Heroin trade pose new threat to Afghan future: Rumsfeld

12 Aug, 2004

The war against terror was being won in Afghanistan, but the country faced a new danger that threatened the entire international community, US Secretary of Defence Donald Rumsfeld warned on Wednesday.
Speaking at a news conference in the Afghan capital, Rumsfeld said the growing international heroin trade - which originated with opium production in Afghanistan - posed a grave danger to the country's fledgling democracy.
"The danger a large drug trade poses in this country is too serious to ignore," Rumsfeld said. "The inevitable result is to corrupt the government and way of life, and that would be most unfortunate."
Drug production generated 2.3 billion dollars in 2003, up six percent on the previous year, according to UN figures. The 3,600 tonnes of heroin produced in Afghanistan last year accounted for 90 percent of the heroin on Europe's streets.
But Rumsfeld, with Afghan President Hamid Karzai at his side, praised Afghanistan's progress since the Taleban were toppled in 2001 and as it goes to the polls in October to chose its first democratically elected president.
"The entire world has a stake in your success," Rumsfeld said at the heavily guarded presidential palace. "There is no doubt in my mind that you are winning."
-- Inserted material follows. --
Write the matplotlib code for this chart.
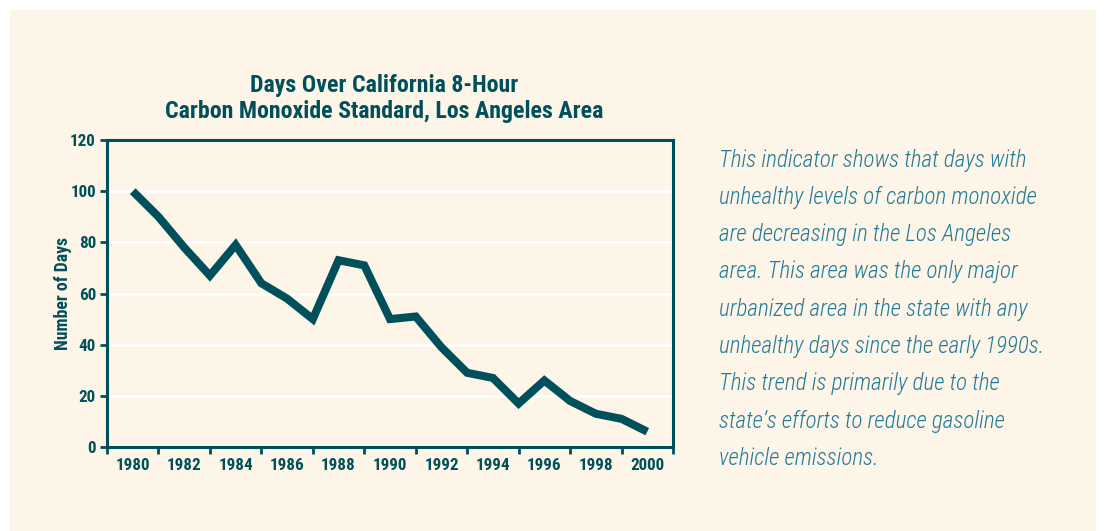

Rumsfeld singled out the registration of more than nine million voters, far more than hoped for a few months ago, as a sign of Afghans' desire for democracy despite intimidation by remnants of the Taleban.
Karzai said it had been achieved despite the murder of 12 election workers in the last few months.
Nearly 1,000 people have been killed in the past year, the bloodiest violence since the Taleban's fall, and, despite a three-year hunt by some 18,000 US-led troops, neither bin Laden nor Taleban leader Mullah Mohammad Omar have been captured.